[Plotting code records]

[start]

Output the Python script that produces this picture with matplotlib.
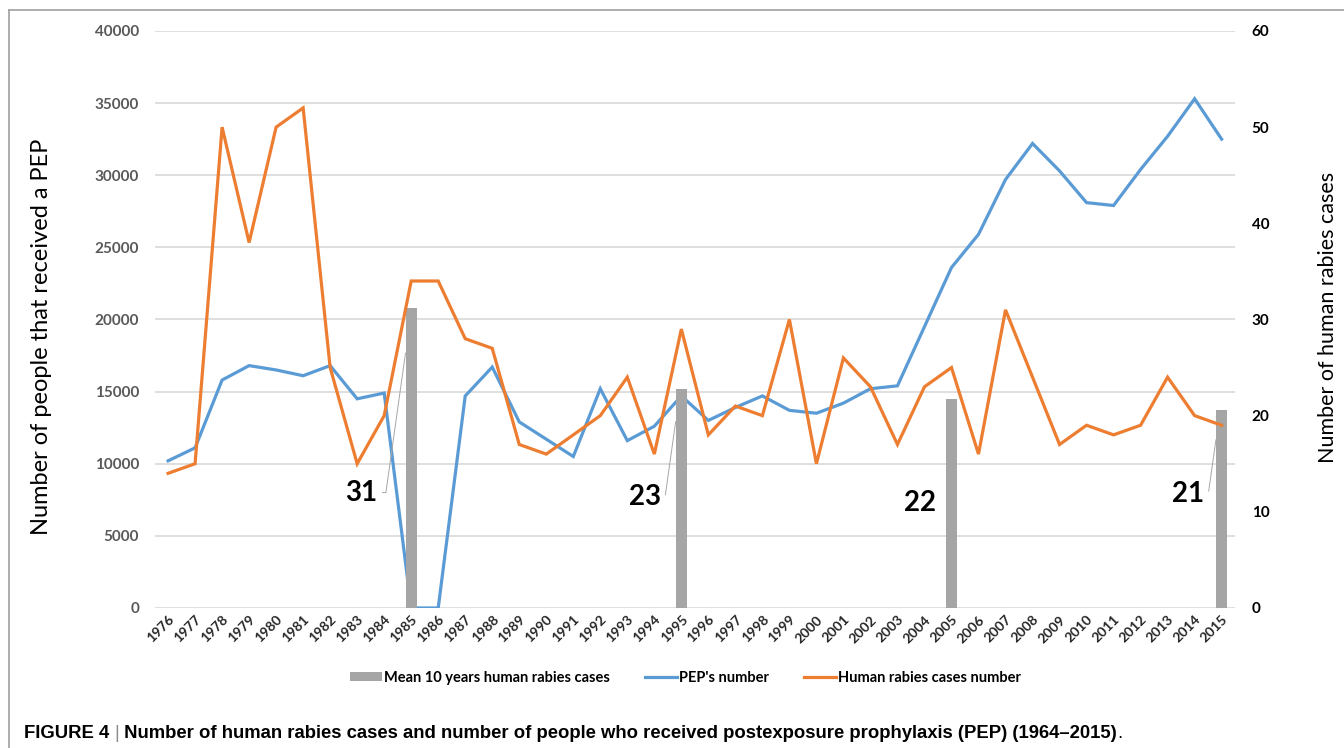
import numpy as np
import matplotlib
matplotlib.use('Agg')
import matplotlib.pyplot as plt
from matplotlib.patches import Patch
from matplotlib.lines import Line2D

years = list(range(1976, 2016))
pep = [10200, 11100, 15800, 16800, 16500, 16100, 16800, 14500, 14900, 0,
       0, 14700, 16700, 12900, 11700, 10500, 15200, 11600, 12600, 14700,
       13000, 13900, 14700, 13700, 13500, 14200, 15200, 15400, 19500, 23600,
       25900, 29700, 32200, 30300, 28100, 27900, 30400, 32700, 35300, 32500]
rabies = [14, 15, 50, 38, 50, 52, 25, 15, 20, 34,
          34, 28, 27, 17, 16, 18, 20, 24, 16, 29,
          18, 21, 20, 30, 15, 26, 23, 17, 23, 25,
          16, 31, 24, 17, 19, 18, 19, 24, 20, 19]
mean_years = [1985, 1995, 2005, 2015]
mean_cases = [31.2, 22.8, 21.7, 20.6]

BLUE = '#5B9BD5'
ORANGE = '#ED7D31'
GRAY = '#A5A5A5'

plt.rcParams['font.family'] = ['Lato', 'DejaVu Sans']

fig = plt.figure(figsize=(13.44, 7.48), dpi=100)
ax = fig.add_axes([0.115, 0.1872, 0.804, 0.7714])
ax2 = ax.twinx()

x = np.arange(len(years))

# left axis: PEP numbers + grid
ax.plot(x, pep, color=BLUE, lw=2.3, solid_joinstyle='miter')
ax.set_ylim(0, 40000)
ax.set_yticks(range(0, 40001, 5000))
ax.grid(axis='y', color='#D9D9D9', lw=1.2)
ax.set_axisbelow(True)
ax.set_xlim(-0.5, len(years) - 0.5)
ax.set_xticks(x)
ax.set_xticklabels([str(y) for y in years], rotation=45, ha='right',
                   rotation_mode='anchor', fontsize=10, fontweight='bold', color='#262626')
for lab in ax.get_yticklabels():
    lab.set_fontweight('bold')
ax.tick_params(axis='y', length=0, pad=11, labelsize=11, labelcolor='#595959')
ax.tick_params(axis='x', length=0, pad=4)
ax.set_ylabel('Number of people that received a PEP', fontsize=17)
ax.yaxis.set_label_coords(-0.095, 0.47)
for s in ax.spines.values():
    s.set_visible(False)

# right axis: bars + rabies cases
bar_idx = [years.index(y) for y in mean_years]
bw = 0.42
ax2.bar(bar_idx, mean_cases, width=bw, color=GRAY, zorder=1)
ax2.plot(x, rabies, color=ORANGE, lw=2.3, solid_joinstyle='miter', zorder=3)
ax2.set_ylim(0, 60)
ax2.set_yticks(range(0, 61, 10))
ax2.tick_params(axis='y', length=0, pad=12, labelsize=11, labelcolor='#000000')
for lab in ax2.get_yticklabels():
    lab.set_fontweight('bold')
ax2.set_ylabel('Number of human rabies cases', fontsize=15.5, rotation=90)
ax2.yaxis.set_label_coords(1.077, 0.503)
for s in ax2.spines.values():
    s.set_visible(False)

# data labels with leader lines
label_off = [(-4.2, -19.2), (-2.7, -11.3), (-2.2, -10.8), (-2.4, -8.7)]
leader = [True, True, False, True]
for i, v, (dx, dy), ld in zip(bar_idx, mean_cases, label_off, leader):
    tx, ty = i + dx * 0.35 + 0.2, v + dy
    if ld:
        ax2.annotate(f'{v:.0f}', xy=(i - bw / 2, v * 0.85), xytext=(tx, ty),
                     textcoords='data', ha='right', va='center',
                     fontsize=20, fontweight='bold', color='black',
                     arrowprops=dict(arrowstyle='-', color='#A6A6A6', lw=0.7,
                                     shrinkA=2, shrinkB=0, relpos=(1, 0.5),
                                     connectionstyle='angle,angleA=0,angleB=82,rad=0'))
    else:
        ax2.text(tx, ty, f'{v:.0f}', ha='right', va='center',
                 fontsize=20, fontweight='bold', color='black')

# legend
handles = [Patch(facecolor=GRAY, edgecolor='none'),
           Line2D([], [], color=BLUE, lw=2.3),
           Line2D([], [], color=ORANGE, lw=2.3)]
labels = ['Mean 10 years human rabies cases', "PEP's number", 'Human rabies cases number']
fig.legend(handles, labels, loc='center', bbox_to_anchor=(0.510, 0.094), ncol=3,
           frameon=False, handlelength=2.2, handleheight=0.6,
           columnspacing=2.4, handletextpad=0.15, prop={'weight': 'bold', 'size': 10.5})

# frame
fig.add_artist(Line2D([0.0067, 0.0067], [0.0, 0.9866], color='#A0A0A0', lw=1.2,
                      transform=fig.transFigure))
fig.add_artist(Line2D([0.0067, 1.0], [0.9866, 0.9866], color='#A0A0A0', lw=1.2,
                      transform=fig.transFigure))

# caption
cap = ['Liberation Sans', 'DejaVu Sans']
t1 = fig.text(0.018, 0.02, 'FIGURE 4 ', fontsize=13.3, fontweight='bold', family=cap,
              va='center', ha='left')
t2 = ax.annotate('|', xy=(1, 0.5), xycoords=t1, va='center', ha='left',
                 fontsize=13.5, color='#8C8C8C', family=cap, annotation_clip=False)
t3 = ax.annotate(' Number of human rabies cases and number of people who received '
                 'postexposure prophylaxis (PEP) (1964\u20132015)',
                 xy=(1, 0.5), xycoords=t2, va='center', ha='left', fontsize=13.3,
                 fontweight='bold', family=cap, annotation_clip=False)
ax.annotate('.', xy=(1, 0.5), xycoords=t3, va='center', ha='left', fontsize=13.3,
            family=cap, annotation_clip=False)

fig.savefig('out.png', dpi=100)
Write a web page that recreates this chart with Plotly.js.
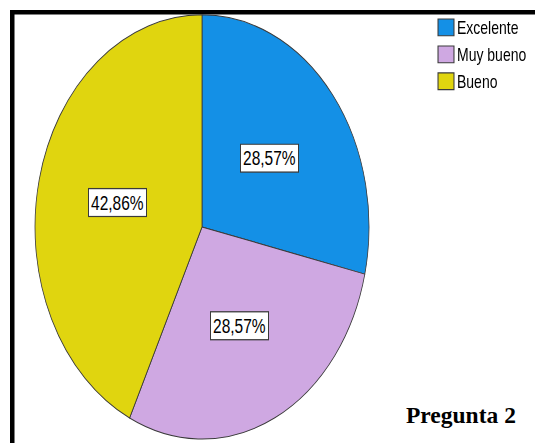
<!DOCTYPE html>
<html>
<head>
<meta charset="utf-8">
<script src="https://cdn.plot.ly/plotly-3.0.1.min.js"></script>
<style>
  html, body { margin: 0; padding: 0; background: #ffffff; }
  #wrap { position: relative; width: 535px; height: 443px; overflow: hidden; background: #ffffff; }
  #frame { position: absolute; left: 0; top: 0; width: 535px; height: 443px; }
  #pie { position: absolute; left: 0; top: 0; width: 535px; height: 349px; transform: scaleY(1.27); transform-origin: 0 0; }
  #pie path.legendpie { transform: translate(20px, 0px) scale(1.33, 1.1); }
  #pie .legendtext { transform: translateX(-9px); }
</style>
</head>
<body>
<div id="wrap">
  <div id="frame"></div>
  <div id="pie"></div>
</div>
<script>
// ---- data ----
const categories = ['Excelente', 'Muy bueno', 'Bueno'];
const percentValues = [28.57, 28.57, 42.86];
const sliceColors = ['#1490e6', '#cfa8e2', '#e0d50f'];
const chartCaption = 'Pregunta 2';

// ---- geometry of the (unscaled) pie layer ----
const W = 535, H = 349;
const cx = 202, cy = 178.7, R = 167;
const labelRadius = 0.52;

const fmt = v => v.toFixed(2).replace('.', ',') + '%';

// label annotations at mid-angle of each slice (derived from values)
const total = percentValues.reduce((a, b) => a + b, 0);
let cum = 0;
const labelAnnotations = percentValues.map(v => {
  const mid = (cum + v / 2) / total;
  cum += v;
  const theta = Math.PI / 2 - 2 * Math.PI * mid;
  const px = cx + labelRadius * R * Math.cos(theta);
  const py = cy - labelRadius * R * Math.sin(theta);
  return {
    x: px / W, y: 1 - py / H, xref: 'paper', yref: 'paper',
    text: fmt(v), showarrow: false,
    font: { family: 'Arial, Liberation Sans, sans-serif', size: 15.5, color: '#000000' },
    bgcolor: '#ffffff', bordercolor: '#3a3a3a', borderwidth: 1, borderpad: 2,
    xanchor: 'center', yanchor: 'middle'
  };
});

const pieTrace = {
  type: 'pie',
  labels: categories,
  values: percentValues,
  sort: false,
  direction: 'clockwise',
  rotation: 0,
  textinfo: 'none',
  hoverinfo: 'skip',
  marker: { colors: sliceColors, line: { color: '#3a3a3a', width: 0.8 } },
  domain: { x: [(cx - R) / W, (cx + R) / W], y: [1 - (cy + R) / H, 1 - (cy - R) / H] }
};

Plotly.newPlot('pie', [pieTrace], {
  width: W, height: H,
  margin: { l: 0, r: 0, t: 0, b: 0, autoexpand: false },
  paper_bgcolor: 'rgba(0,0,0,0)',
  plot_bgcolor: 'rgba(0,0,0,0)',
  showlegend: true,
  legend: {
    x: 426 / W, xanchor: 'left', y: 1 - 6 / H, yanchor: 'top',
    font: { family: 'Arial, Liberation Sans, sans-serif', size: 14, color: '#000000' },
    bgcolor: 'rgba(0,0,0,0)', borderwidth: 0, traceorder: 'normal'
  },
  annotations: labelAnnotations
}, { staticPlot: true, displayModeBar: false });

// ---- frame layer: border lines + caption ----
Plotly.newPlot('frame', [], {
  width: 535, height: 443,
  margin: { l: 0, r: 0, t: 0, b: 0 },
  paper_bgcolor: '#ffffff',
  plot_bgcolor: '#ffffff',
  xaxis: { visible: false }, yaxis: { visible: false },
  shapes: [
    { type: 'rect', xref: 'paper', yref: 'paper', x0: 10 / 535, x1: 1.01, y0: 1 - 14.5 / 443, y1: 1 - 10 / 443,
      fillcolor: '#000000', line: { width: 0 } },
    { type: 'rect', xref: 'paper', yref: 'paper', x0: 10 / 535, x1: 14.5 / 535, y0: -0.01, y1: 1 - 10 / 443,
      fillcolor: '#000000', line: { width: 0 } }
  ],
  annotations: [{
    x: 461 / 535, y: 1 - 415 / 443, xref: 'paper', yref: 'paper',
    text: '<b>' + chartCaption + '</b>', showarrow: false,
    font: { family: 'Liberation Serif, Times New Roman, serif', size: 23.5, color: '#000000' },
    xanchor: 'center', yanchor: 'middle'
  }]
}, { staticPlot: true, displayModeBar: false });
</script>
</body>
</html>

[end]

> What you will do
In the entries above, find the line that contains "from matplotlib.lines import Line2D", then repeat exactly every line from the first one through that line, with no pictures.

> Answer to the task
Output the Python script that produces this picture with matplotlib.
import numpy as np
import matplotlib
matplotlib.use('Agg')
import matplotlib.pyplot as plt
from matplotlib.patches import Patch
from matplotlib.lines import Line2D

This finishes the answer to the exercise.